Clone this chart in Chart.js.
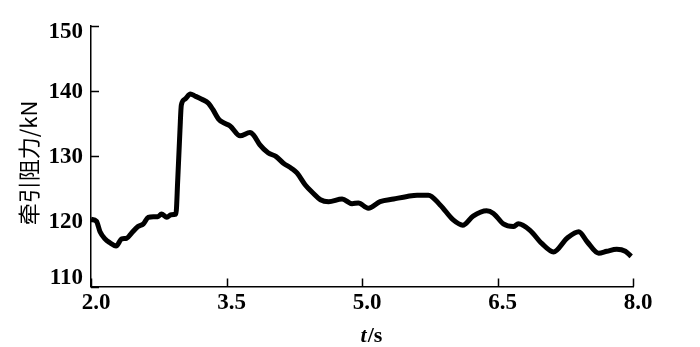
<!DOCTYPE html>
<html lang="zh">
  <head>
    <meta charset="UTF-8" />
    <title>牵引阻力</title>
    <script src="https://cdn.jsdelivr.net/npm/chart.js"></script>
    <style>
      html, body { margin: 0; padding: 0; background: #fff; }
      #wrap { width: 700px; height: 347px; }
    </style>
  </head>
  <body>
    <div id="wrap"><canvas id="forceChart"></canvas></div>

    <script>
      // time (s) and traction resistance (kN)
      const times = [
        2.0, 2.06, 2.1, 2.155, 2.21, 2.277, 2.34, 2.395, 2.45, 2.52, 2.58,
        2.634, 2.69, 2.74, 2.78, 2.84, 2.886, 2.94, 2.96, 2.985, 3.0, 3.04,
        3.1, 3.15, 3.226, 3.3, 3.35, 3.41, 3.465, 3.54, 3.65, 3.76, 3.8,
        3.87, 3.96, 4.05, 4.13, 4.22, 4.28, 4.37, 4.46, 4.54, 4.63, 4.78,
        4.89, 4.96, 5.07, 5.2, 5.35, 5.5, 5.61, 5.735, 5.865, 6.01, 6.115,
        6.23, 6.38, 6.455, 6.565, 6.675, 6.73, 6.86, 6.99, 7.12, 7.27, 7.4,
        7.49, 7.62, 7.71, 7.82, 7.915, 7.98,
      ];
      const force = [
        120.3, 120.0, 118.4, 117.3, 116.7, 116.2, 117.3, 117.4, 118.2, 119.2, 119.6,
        120.6, 120.7, 120.7, 121.1, 120.6, 121.0, 121.1, 126.3, 134.0, 137.8, 138.7,
        139.5, 139.2, 138.7, 138.1, 137.1, 135.7, 135.1, 134.6, 133.1, 133.6, 133.2,
        131.7, 130.5, 129.9, 128.9, 128.1, 127.4, 125.6, 124.3, 123.3, 123.0, 123.4,
        122.7, 122.8, 122.0, 123.0, 123.4, 123.8, 124.0, 124.0, 122.5, 120.2, 119.4,
        120.8, 121.6, 121.2, 119.6, 119.2, 119.6, 118.6, 116.6, 115.3, 117.4, 118.4,
        116.9, 115.1, 115.4, 115.7, 115.4, 114.6,
      ];
      const xTicks = [2.0, 3.5, 5.0, 6.5, 8.0];
      const yTicks = [110, 120, 130, 140, 150];

      const serif = "'Liberation Serif', serif";
      const tickFont = { family: serif, size: 23, weight: "bold" };

      // inner tick marks, y labels kept inside the axis span, axis titles
      const axisDecor = {
        id: "axisDecor",
        afterDraw(chart) {
          const { ctx, chartArea, scales } = chart;
          ctx.save();
          ctx.strokeStyle = "#000";
          ctx.lineWidth = 1.5;
          ctx.beginPath();
          yTicks.forEach((v) => {
            const py = Math.round(scales.y.getPixelForValue(v)) + 0.5;
            ctx.moveTo(chartArea.left, py);
            ctx.lineTo(chartArea.left + 8, py);
          });
          xTicks.forEach((v) => {
            const px = Math.round(scales.x.getPixelForValue(v)) + 0.5;
            ctx.moveTo(px, chartArea.bottom);
            ctx.lineTo(px, chartArea.bottom - 8);
          });
          ctx.stroke();

          // y tick labels (end ones pulled inside the axis like the original)
          ctx.fillStyle = "#000";
          ctx.font = "bold 23px " + serif;
          ctx.textAlign = "right";
          ctx.textBaseline = "middle";
          yTicks.forEach((v) => {
            let py = scales.y.getPixelForValue(v) + 1;
            py = Math.min(Math.max(py, chartArea.top + 7), chartArea.bottom - 8.5);
            ctx.fillText(String(v), chartArea.left - 8, py);
          });

          // x title: t/s
          ctx.textBaseline = "alphabetic";
          ctx.textAlign = "left";
          const italic = "italic bold 22px " + serif;
          const upright = "bold 22px " + serif;
          ctx.font = italic;
          const wT = ctx.measureText("t").width;
          ctx.font = upright;
          const wS = ctx.measureText("/s").width;
          const x0 = 371 - (wT + wS) / 2;
          ctx.font = italic;
          ctx.fillText("t", x0, 342);
          ctx.font = upright;
          ctx.fillText("/s", x0 + wT + 1, 342);

          // y title
          ctx.translate(29, 163);
          ctx.rotate(-Math.PI / 2);
          ctx.textAlign = "center";
          ctx.textBaseline = "middle";
          ctx.font = "22px 'Noto Sans CJK SC'";
          ctx.fillText("牵引阻力/kN", 0, 0);
          ctx.restore();
        },
      };

      const ctx = document.getElementById("forceChart").getContext("2d");
      new Chart(ctx, {
        type: "line",
        data: {
          datasets: [
            {
              data: times.map((t, i) => ({ x: t, y: force[i] })),
              borderColor: "#000",
              borderWidth: 5,
              pointRadius: 0,
              cubicInterpolationMode: "monotone",
              fill: false,
              clip: false,
            },
          ],
        },
        options: {
          responsive: true,
          maintainAspectRatio: false,
          animation: false,
          layout: { padding: { top: 25.5, right: 67, left: 0, bottom: 0 } },
          plugins: { legend: { display: false }, tooltip: { enabled: false } },
          scales: {
            x: {
              type: "linear",
              min: 2,
              max: 8,
              afterBuildTicks: (scale) => {
                scale.ticks = xTicks.map((v) => ({ value: v }));
              },
              afterFit: (scale) => {
                scale.height = 60.5;
              },
              grid: { display: false, drawTicks: false },
              border: { display: true, color: "#000", width: 1.5 },
              ticks: {
                color: "#000",
                font: tickFont,
                padding: 3,
                labelOffset: 5,
                maxRotation: 0,
                callback: (v) => Number(v).toFixed(1),
              },
            },
            y: {
              min: 110,
              max: 150,
              afterBuildTicks: (scale) => {
                scale.ticks = yTicks.map((v) => ({ value: v }));
              },
              afterFit: (scale) => {
                scale.width = 91;
              },
              grid: { display: false, drawTicks: false },
              border: { display: true, color: "#000", width: 1.5 },
              ticks: { display: false },
            },
          },
        },
        plugins: [axisDecor],
      });
    </script>
  </body>
</html>
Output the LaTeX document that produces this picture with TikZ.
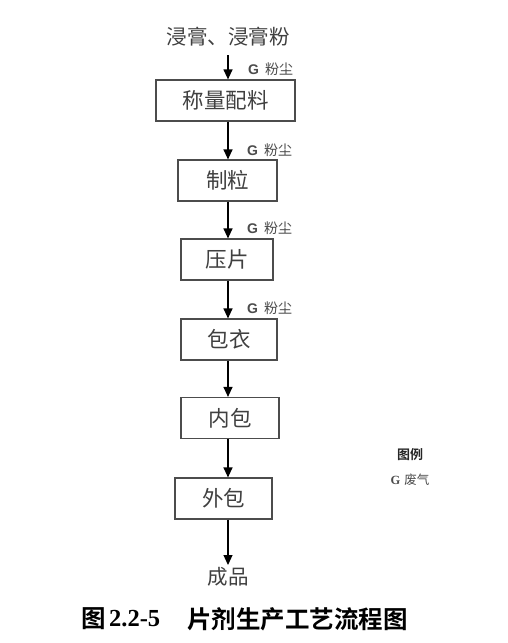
\documentclass[tikz,border=0pt]{standalone}
\usepackage{fontspec}
\setmainfont{Liberation Serif}
\newfontfamily\cjk{Noto Sans CJK SC}
\newfontfamily\cjkb{Noto Sans CJK SC Bold}
\newfontfamily\arialb{Liberation Sans Bold}
\usetikzlibrary{arrows.meta}
\begin{document}
\begin{tikzpicture}[x=1pt,y=-1pt,
  procbox/.style={draw=black!70,line width=1.2pt,minimum height=41pt,inner sep=0pt,text=black!75,font=\cjk\fontsize{21.5}{21.5}\selectfont},
  flow/.style={-{Triangle[length=10pt,width=9pt]},line width=1.2pt,black},
  glabel/.style={anchor=west,inner sep=0pt,font=\fontsize{14}{14}\selectfont,text=black!70},
  plain/.style={inner sep=0pt,text=black!75,font=\cjk\fontsize{20.5}{20.5}\selectfont},
  capt/.style={inner sep=0pt,anchor=west,font=\fontsize{24.5}{24.5}\selectfont}]
\useasboundingbox[fill=white] (0,0) rectangle (508,643);
\node[plain] (in) at (228,37) {浸膏、浸膏粉};
\node[procbox,minimum width=139pt] (b1) at (225.5,100.5) {称量配料};
\node[procbox,minimum width=99pt] (b2) at (227.5,180.5) {制粒};
\node[procbox,minimum width=92pt] (b3) at (227,259.5) {压片};
\node[procbox,minimum width=96pt] (b4) at (229,339.5) {包衣};
\node[procbox,minimum width=98pt] (b5) at (230,418) {内包};
\node[procbox,minimum width=97pt] (b6) at (223.5,498.5) {外包};
\node[plain] (out) at (228,577) {成品};
\coordinate (a0) at (228,55);
\draw[flow] (a0) -- (a0 |- b1.north);
\draw[flow] (b1.south -| a0) -- (b2.north -| a0);
\draw[flow] (b2.south -| a0) -- (b3.north -| a0);
\draw[flow] (b3.south -| a0) -- (b4.north -| a0);
\draw[flow] (b4.south -| a0) -- (b5.north -| a0);
\draw[flow] (b5.south -| a0) -- (b6.north -| a0);
\draw[flow] (b6.south -| a0) -- (228,565);
\node[glabel] (g1) at (248,69) {{\arialb G}\hspace{6pt}{\cjk 粉尘}};
\node[glabel] (g2) at (247,150) {{\arialb G}\hspace{6pt}{\cjk 粉尘}};
\node[glabel] (g3) at (247,228) {{\arialb G}\hspace{6pt}{\cjk 粉尘}};
\node[glabel] (g4) at (247,308) {{\arialb G}\hspace{6pt}{\cjk 粉尘}};
\node[inner sep=0pt,font=\cjkb\fontsize{13}{13}\selectfont,text=black!85] (lg) at (410,455) {图例};
\node[inner sep=0pt,font=\fontsize{12.5}{12.5}\selectfont,text=black!70] (lg2) at (410,480) {\textbf{G}\hspace{4pt}{\cjk 废气}};
\node[capt] (cap1) at (81,619) {\cjkb 图};
\node[capt] (cap2) at (109,619) {\textbf{2.2-5}};
\node[capt] (cap3) at (187,619) {\cjkb 片剂生产工艺流程图};
\end{tikzpicture}
\end{document}
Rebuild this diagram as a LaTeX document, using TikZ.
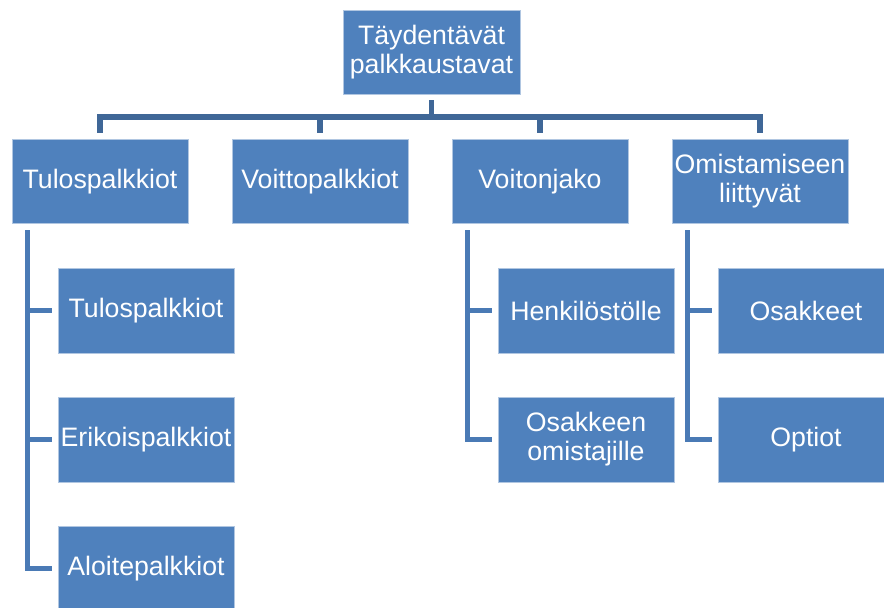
\documentclass[tikz,border=0pt]{standalone}
\usepackage{fontspec}
\setmainfont{Liberation Sans}
\usetikzlibrary{calc}
\definecolor{boxblue}{HTML}{4F81BD}
\definecolor{topline}{HTML}{3F6797}
\definecolor{subline}{HTML}{4A7AB5}
\tikzset{
  orgbox/.style={rectangle, fill=boxblue, draw=white!55!boxblue, line width=0.8pt,
    minimum width=176pt, minimum height=84pt, inner sep=2pt, align=center,
    text=white, font=\fontsize{26.7}{29}\selectfont},
  topconn/.style={draw=topline, line width=5.5pt, line join=miter},
  subconn/.style={draw=subline, line width=5pt, line join=miter},
}
\begin{document}
\begin{tikzpicture}[x=1pt,y=-1pt]
\clip (0,0) rectangle (884,608);
\fill[white] (0,0) rectangle (884,608);
% top
\node[orgbox, minimum width=177pt] (top) at (431.5,52) {Täydentävät\\palkkaustavat};
% level 1
\node[orgbox] (t1) at (100,181.5) {Tulospalkkiot};
\node[orgbox] (t2) at (320,181.5) {Voittopalkkiot};
\node[orgbox] (t3) at (540,181.5) {Voitonjako};
\node[orgbox] (t4) at (760,181.5) {Omistamiseen\\liittyvät};
% children
\node[orgbox, minimum height=85pt] (a1) at (146,310.5) {Tulospalkkiot};
\node[orgbox, minimum height=85pt] (a2) at (146,439.5) {Erikoispalkkiot};
\node[orgbox, minimum height=85pt] (a3) at (146,568.5) {Aloitepalkkiot};
\node[orgbox, minimum height=85pt] (b1) at (586,310.5) {Henkilöstölle};
\node[orgbox, minimum height=85pt] (b2) at (586,439.5) {Osakkeen\\omistajille};
\node[orgbox, minimum height=85pt] (c1) at (806,310.5) {Osakkeet};
\node[orgbox, minimum height=85pt] (c2) at (806,439.5) {Optiot};
% top connectors
\coordinate (ts) at ($(top.south)+(0,6)$);
\coordinate (bus) at ($(top.south)+(0,22.5)$);
\draw[topconn] (ts) -- (bus);
\draw[topconn] ($(t1.north)+(0,-6.5)$) |- (bus -| t4.north) -- ($(t4.north)+(0,-6.5)$);
\draw[topconn] ($(t2.north)+(0,-6.5)$) -- (bus -| t2.north);
\draw[topconn] ($(t3.north)+(0,-6.5)$) -- (bus -| t3.north);
% sub connectors
\coordinate (la) at ($(t1.south west)+(15.5,6.5)$);
\coordinate (lb) at ($(t3.south west)+(15.5,6.5)$);
\coordinate (lc) at ($(t4.south west)+(15.5,6.5)$);
\draw[subconn] (la) |- ($(a3.west)+(-6,0)$);
\draw[subconn] (la |- a1.west) -- ($(a1.west)+(-6,0)$);
\draw[subconn] (la |- a2.west) -- ($(a2.west)+(-6,0)$);
\draw[subconn] (lb) |- ($(b2.west)+(-6,0)$);
\draw[subconn] (lb |- b1.west) -- ($(b1.west)+(-6,0)$);
\draw[subconn] (lc) |- ($(c2.west)+(-6,0)$);
\draw[subconn] (lc |- c1.west) -- ($(c1.west)+(-6,0)$);
\end{tikzpicture}
\end{document}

• **GOAL OF THE EXERCISE**: The lines from the top of the data above through the one holding "const yTicks = [110, 120, 130, 140, 150];" are to be repeated exactly, and only those, with no pictures.

• **OUTPUT OF THE TASK**:
Clone this chart in Chart.js.
<!DOCTYPE html>
<html lang="zh">
  <head>
    <meta charset="UTF-8" />
    <title>牵引阻力</title>
    <script src="https://cdn.jsdelivr.net/npm/chart.js"></script>
    <style>
      html, body { margin: 0; padding: 0; background: #fff; }
      #wrap { width: 700px; height: 347px; }
    </style>
  </head>
  <body>
    <div id="wrap"><canvas id="forceChart"></canvas></div>

    <script>
      // time (s) and traction resistance (kN)
      const times = [
        2.0, 2.06, 2.1, 2.155, 2.21, 2.277, 2.34, 2.395, 2.45, 2.52, 2.58,
        2.634, 2.69, 2.74, 2.78, 2.84, 2.886, 2.94, 2.96, 2.985, 3.0, 3.04,
        3.1, 3.15, 3.226, 3.3, 3.35, 3.41, 3.465, 3.54, 3.65, 3.76, 3.8,
        3.87, 3.96, 4.05, 4.13, 4.22, 4.28, 4.37, 4.46, 4.54, 4.63, 4.78,
        4.89, 4.96, 5.07, 5.2, 5.35, 5.5, 5.61, 5.735, 5.865, 6.01, 6.115,
        6.23, 6.38, 6.455, 6.565, 6.675, 6.73, 6.86, 6.99, 7.12, 7.27, 7.4,
        7.49, 7.62, 7.71, 7.82, 7.915, 7.98,
      ];
      const force = [
        120.3, 120.0, 118.4, 117.3, 116.7, 116.2, 117.3, 117.4, 118.2, 119.2, 119.6,
        120.6, 120.7, 120.7, 121.1, 120.6, 121.0, 121.1, 126.3, 134.0, 137.8, 138.7,
        139.5, 139.2, 138.7, 138.1, 137.1, 135.7, 135.1, 134.6, 133.1, 133.6, 133.2,
        131.7, 130.5, 129.9, 128.9, 128.1, 127.4, 125.6, 124.3, 123.3, 123.0, 123.4,
        122.7, 122.8, 122.0, 123.0, 123.4, 123.8, 124.0, 124.0, 122.5, 120.2, 119.4,
        120.8, 121.6, 121.2, 119.6, 119.2, 119.6, 118.6, 116.6, 115.3, 117.4, 118.4,
        116.9, 115.1, 115.4, 115.7, 115.4, 114.6,
      ];
      const xTicks = [2.0, 3.5, 5.0, 6.5, 8.0];
      const yTicks = [110, 120, 130, 140, 150];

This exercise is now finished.